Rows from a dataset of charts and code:

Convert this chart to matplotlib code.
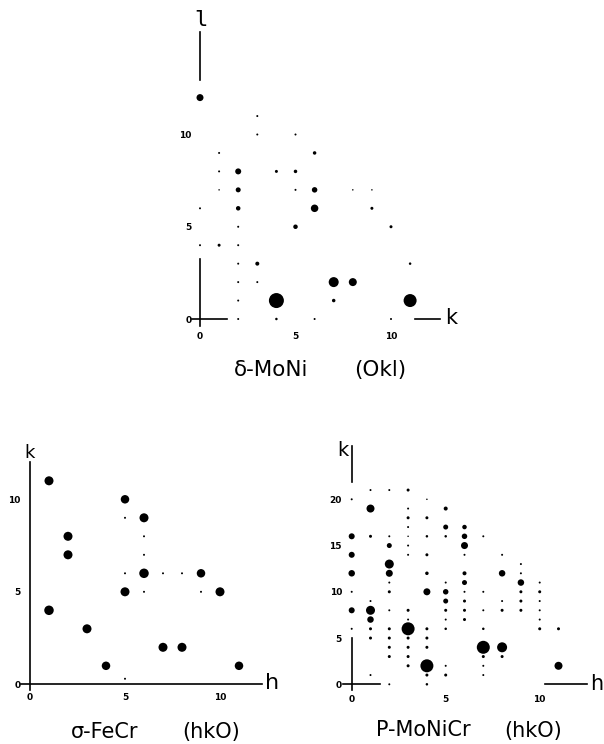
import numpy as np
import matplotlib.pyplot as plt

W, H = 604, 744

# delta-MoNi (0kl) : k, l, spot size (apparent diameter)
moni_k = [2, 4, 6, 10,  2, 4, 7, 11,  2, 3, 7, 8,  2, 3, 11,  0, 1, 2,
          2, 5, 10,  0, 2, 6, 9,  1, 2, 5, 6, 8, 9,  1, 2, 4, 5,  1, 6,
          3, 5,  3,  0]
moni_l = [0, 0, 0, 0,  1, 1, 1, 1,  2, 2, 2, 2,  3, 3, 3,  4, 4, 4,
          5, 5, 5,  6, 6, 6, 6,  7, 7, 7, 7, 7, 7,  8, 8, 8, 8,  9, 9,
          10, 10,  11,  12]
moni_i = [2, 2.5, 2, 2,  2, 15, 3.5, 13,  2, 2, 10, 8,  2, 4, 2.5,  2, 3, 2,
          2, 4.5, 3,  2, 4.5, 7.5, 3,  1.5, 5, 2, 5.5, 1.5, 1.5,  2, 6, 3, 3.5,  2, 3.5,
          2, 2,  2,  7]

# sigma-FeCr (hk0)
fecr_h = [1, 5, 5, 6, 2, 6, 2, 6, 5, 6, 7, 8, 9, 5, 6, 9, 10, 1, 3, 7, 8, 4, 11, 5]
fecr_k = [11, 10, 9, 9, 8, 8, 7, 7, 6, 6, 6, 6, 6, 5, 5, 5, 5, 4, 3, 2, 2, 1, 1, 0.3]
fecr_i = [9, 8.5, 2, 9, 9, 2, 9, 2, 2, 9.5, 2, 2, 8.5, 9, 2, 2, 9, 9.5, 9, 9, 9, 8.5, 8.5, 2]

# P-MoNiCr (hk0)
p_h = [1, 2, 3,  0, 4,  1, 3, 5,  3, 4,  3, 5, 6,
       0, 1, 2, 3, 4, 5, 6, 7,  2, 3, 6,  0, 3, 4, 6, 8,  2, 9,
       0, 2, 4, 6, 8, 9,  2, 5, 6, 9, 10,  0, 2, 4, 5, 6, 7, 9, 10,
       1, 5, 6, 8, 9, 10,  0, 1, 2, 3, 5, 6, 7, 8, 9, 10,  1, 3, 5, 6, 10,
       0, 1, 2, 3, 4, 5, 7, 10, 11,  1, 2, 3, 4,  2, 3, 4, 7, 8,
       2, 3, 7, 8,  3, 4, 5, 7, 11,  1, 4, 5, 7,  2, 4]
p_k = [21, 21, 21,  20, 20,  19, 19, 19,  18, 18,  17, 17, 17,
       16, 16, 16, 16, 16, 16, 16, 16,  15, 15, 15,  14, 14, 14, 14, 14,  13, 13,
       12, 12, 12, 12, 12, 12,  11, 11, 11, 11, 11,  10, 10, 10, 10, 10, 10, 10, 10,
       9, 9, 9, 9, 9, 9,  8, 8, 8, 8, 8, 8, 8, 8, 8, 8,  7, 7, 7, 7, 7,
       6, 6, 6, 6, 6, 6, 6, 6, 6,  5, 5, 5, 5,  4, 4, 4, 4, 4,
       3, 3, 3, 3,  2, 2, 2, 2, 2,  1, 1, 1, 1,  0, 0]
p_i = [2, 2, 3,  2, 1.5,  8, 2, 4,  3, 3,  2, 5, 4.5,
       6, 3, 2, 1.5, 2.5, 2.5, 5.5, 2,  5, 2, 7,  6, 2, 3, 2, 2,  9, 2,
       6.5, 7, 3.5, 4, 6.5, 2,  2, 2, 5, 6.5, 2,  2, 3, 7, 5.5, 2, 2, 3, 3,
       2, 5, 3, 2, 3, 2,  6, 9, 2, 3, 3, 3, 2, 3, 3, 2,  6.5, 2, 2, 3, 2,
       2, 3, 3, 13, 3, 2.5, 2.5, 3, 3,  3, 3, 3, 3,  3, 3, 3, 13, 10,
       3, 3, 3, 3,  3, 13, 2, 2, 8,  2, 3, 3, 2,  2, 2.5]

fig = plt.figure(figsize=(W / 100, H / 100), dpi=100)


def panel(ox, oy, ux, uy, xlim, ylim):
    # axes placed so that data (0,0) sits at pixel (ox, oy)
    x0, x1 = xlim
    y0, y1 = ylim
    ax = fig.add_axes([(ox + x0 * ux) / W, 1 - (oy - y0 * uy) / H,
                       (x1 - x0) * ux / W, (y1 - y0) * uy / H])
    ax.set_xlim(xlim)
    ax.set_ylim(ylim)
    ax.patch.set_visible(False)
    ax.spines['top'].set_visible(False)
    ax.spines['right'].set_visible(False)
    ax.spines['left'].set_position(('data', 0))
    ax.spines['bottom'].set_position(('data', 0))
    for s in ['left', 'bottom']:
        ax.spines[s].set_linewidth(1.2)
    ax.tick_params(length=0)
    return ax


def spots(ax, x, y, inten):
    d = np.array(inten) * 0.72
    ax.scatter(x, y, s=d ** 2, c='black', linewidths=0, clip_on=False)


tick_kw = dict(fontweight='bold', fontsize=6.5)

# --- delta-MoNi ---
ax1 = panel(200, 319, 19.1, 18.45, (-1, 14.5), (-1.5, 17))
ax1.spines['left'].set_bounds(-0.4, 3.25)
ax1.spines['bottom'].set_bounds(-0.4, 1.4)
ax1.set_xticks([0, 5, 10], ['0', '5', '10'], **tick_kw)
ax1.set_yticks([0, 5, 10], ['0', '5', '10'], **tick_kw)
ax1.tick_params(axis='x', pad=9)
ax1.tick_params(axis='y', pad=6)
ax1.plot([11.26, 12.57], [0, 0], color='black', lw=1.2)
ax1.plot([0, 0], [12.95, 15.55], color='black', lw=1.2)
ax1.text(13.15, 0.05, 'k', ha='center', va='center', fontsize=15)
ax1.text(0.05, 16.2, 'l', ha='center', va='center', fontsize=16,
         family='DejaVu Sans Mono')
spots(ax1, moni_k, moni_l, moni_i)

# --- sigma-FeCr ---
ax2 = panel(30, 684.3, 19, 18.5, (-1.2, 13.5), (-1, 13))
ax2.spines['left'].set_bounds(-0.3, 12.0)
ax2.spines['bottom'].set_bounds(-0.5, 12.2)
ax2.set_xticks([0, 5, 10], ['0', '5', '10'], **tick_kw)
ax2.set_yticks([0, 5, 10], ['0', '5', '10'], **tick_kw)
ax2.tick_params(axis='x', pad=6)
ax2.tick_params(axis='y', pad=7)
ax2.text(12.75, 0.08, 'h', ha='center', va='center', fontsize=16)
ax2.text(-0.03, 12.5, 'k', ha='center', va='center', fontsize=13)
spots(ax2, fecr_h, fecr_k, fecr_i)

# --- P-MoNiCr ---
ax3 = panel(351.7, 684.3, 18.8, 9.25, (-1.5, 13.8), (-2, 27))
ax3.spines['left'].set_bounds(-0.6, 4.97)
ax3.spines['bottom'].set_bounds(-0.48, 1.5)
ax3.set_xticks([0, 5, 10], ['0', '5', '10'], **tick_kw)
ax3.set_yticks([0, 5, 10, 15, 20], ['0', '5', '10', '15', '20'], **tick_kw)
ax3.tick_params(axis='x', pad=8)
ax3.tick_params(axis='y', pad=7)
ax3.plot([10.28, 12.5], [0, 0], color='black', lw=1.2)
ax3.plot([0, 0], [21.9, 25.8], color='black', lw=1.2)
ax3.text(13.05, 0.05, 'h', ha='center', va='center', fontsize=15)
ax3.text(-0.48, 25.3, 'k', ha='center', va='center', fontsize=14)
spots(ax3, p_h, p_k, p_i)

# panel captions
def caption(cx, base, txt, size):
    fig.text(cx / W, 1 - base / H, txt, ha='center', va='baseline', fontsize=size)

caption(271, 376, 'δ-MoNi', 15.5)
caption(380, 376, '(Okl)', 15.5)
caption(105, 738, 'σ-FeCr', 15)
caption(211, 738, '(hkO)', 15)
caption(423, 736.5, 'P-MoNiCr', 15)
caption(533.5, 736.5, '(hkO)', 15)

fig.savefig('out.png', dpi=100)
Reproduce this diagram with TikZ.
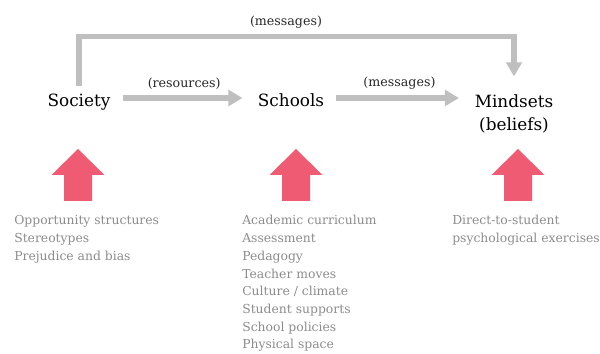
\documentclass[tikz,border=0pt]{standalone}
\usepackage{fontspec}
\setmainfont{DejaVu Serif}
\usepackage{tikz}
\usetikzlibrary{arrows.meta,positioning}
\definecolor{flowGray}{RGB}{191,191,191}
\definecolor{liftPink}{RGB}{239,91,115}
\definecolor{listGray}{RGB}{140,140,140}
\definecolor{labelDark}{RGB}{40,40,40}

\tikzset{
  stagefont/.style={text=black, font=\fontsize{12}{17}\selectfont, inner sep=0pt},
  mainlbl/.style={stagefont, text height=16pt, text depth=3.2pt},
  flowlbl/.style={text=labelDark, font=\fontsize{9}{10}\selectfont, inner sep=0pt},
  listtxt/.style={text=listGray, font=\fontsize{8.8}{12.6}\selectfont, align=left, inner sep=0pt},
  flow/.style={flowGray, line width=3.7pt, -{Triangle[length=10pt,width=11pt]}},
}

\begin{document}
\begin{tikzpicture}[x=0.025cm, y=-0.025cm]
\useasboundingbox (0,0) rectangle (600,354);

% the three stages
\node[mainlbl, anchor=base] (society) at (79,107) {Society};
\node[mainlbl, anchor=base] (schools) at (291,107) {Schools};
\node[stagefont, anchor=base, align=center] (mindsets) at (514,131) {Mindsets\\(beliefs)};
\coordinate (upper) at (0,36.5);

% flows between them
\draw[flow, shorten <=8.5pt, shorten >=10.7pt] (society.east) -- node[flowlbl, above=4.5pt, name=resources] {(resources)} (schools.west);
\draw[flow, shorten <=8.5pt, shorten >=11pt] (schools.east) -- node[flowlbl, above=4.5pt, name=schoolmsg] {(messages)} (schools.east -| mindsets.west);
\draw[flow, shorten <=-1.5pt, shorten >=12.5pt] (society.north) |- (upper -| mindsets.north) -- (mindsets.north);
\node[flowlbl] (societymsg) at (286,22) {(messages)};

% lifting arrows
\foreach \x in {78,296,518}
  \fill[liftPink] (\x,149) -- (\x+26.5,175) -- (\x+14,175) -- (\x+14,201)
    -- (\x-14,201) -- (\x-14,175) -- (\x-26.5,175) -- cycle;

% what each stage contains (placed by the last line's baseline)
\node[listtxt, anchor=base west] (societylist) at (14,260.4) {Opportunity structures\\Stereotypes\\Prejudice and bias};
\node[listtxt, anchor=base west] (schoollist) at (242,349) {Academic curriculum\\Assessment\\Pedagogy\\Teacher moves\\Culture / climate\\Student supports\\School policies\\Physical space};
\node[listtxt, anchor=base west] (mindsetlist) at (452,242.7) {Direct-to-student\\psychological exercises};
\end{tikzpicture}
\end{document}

:: DIRECTIONS FOR THIS TASK ::
Make an exact copy of the lines from the top of the material through the line with "8.5, 8.5, 2]", pictures excluded.

:: THE OUTPUT ::
Convert this chart to matplotlib code.
import numpy as np
import matplotlib.pyplot as plt

W, H = 604, 744

# delta-MoNi (0kl) : k, l, spot size (apparent diameter)
moni_k = [2, 4, 6, 10,  2, 4, 7, 11,  2, 3, 7, 8,  2, 3, 11,  0, 1, 2,
          2, 5, 10,  0, 2, 6, 9,  1, 2, 5, 6, 8, 9,  1, 2, 4, 5,  1, 6,
          3, 5,  3,  0]
moni_l = [0, 0, 0, 0,  1, 1, 1, 1,  2, 2, 2, 2,  3, 3, 3,  4, 4, 4,
          5, 5, 5,  6, 6, 6, 6,  7, 7, 7, 7, 7, 7,  8, 8, 8, 8,  9, 9,
          10, 10,  11,  12]
moni_i = [2, 2.5, 2, 2,  2, 15, 3.5, 13,  2, 2, 10, 8,  2, 4, 2.5,  2, 3, 2,
          2, 4.5, 3,  2, 4.5, 7.5, 3,  1.5, 5, 2, 5.5, 1.5, 1.5,  2, 6, 3, 3.5,  2, 3.5,
          2, 2,  2,  7]

# sigma-FeCr (hk0)
fecr_h = [1, 5, 5, 6, 2, 6, 2, 6, 5, 6, 7, 8, 9, 5, 6, 9, 10, 1, 3, 7, 8, 4, 11, 5]
fecr_k = [11, 10, 9, 9, 8, 8, 7, 7, 6, 6, 6, 6, 6, 5, 5, 5, 5, 4, 3, 2, 2, 1, 1, 0.3]
fecr_i = [9, 8.5, 2, 9, 9, 2, 9, 2, 2, 9.5, 2, 2, 8.5, 9, 2, 2, 9, 9.5, 9, 9, 9, 8.5, 8.5, 2]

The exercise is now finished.